Wednesday, February 25, 2009

time bomb

While many clichés overtake terms’ original meanings in the public consciousness, it can be reassuring to see those basic definitions show up again, as they help show how misguided buzzwords can be.

On February 24, 2009, the Associated Press (AP) reported that a recent explosion in Cairo, Egypt, had involved a time bomb:

The crude bomb that killed a French teenager and injured 24 others at a famous Cairo bazaar was made of gunpowder and detonated by a washing machine timer, according to a crime lab report.

One day later, however, the same news agency used the term ‘time bomb’ in a more abstract and sensationalistic context when reporting on another recent attack—one involving no actual bomb at all, but rather a chimpanzee that had seriously injured a woman in the U.S. the previous week:

The founder of a primate rescue sanctuary says she warned a Connecticut woman years ago that her chimpanzee was a “ticking time bomb.”

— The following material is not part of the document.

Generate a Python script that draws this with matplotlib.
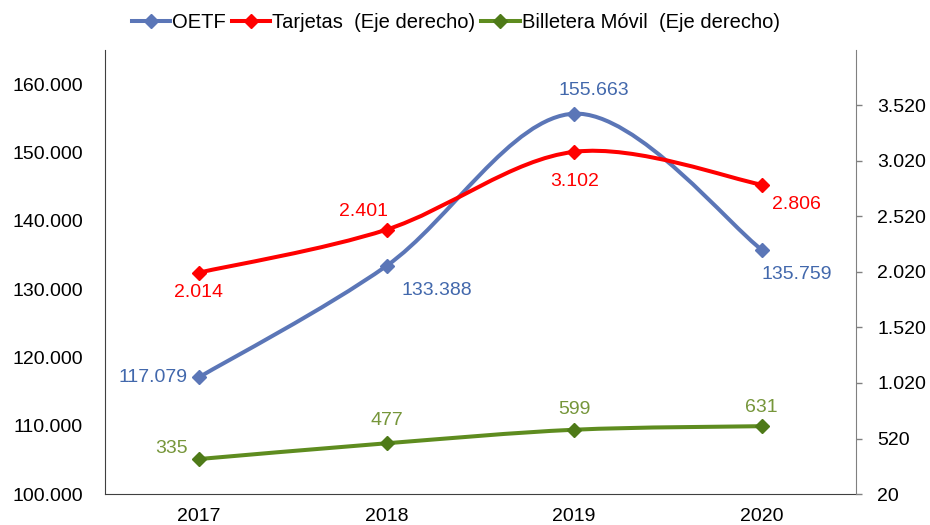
import matplotlib
matplotlib.use("Agg")
import matplotlib.pyplot as plt
from matplotlib.path import Path
from matplotlib.patches import PathPatch
from matplotlib.lines import Line2D
from matplotlib.ticker import FuncFormatter

years = ['2017', '2018', '2019', '2020']
oetf = [117079, 133388, 155663, 135759]
tarjetas = [2014, 2401, 3102, 2806]
billetera = [335, 477, 599, 631]

plt.rcParams['font.family'] = ['Liberation Sans', 'DejaVu Sans']

BLUE = '#5B76B7'
BLUE_TXT = '#4268AC'
RED = '#FF0000'
GREEN = '#5E8C1F'
GREEN_MK = '#4E7A18'
GREEN_TXT = '#76963A'
FS = 14


def dots(v):
    return f"{int(round(v)):,}".replace(',', '.')


def smooth_path(xs, ys):
    # excel style smoothing: cubic bezier through the points
    n = len(xs)
    pts = list(zip(xs, ys))
    verts = [pts[0]]
    codes = [Path.MOVETO]
    for i in range(n - 1):
        p0 = pts[i - 1] if i > 0 else pts[i]
        p1 = pts[i]
        p2 = pts[i + 1]
        p3 = pts[i + 2] if i + 2 < n else pts[i + 1]
        c1 = (p1[0] + (p2[0] - p0[0]) / 6, p1[1] + (p2[1] - p0[1]) / 6)
        c2 = (p2[0] - (p3[0] - p1[0]) / 6, p2[1] - (p3[1] - p1[1]) / 6)
        verts += [c1, c2, p2]
        codes += [Path.CURVE4] * 3
    return Path(verts, codes)


def draw(ax, vals, color, mcolor, txtcolor, offsets, z):
    x = list(range(len(vals)))
    ax.add_patch(PathPatch(smooth_path(x, vals), facecolor='none', edgecolor=color,
                           lw=2.9, capstyle='round', zorder=z))
    ax.plot(x, vals, ls='none', marker='D', ms=7, color=mcolor, zorder=z + 0.5)
    for xi, v, (dx, dy, ha) in zip(x, vals, offsets):
        ax.annotate(dots(v), (xi, v), xytext=(dx, dy), textcoords='offset pixels',
                    ha=ha, va='center', fontsize=FS, color=txtcolor, zorder=z + 1)


fig = plt.figure(figsize=(9.3, 5.25), dpi=100)
ax = fig.add_axes([0.113, 0.059, 0.807, 0.846])
ax2 = ax.twinx()

ax.set_xlim(-0.5, 3.5)
ax.set_ylim(100000, 165000)
ax2.set_ylim(20, 4020)

ax.set_yticks(range(100000, 160001, 10000))
ax2.set_yticks(range(20, 3521, 500))
ax.yaxis.set_major_formatter(FuncFormatter(lambda v, p: dots(v)))
ax2.yaxis.set_major_formatter(FuncFormatter(lambda v, p: dots(v)))
ax.set_xticks(range(len(years)))
ax.set_xticklabels(years)

ax.tick_params(axis='y', length=0, pad=16, labelsize=FS)
ax.tick_params(axis='x', length=0, pad=10, labelsize=FS)
ax2.tick_params(axis='y', length=4.5, width=1, color='#808080', direction='out', pad=11, labelsize=FS)

for a in (ax, ax2):
    a.spines['top'].set_visible(False)
ax.spines['left'].set_color('#404040')
ax.spines['bottom'].set_color('#404040')
ax.spines['right'].set_visible(False)
ax2.spines['left'].set_visible(False)
ax2.spines['bottom'].set_visible(False)
ax2.spines['right'].set_color('#808080')

draw(ax, oetf, BLUE, BLUE, BLUE_TXT,
     [(-11, 0, 'right'), (50, -25, 'center'), (20, 23, 'center'), (35, -25, 'center')], 3)
draw(ax2, tarjetas, RED, RED, RED,
     [(0, -20, 'center'), (-23, 18, 'center'), (0, -30, 'center'), (35, -20, 'center')], 4)
draw(ax2, billetera, GREEN, GREEN_MK, GREEN_TXT,
     [(-27, 11, 'center'), (0, 23, 'center'), (0, 20, 'center'), (0, 19, 'center')], 5)

handles = [
    Line2D([], [], color=BLUE, lw=2.9, marker='D', ms=7),
    Line2D([], [], color=RED, lw=2.9, marker='D', ms=7),
    Line2D([], [], color=GREEN, lw=2.9, marker='D', ms=7, markerfacecolor=GREEN_MK, markeredgecolor=GREEN_MK),
]
labels = ['OETF', 'Tarjetas  (Eje derecho)', 'Billetera Móvil  (Eje derecho)']
fig.legend(handles, labels, loc='center', bbox_to_anchor=(0.49, 0.958), ncol=3,
           frameon=False, handlelength=1.9, handletextpad=0.1, columnspacing=0.3,
           prop={'size': 14.5})

fig.savefig('out.png', dpi=100)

To be fair, in the second instance AP was quoting April Truitt, who runs a primate rescue centre, rather than choosing to use the term itself. Nevertheless, by citing the quote in an article’s headline (Sanctuary had warned that chimp was ‘ticking time bomb’) and never challenging it, the news agency perpetuated the misuse of the term.

A time bomb is designed to detonate at a specific moment. Yet, when the term is used metaphorically to describe situations, animals or people (and it seems everything is fair game, from sick workforces to school violence, from a prisoner release to hiring illegal aliens), it invariably ignores that detail of the definition.

That is to say, while the chimpanzee may have already posed a grave danger, its attack was certainly not pre-set to take place on February 16, 2009.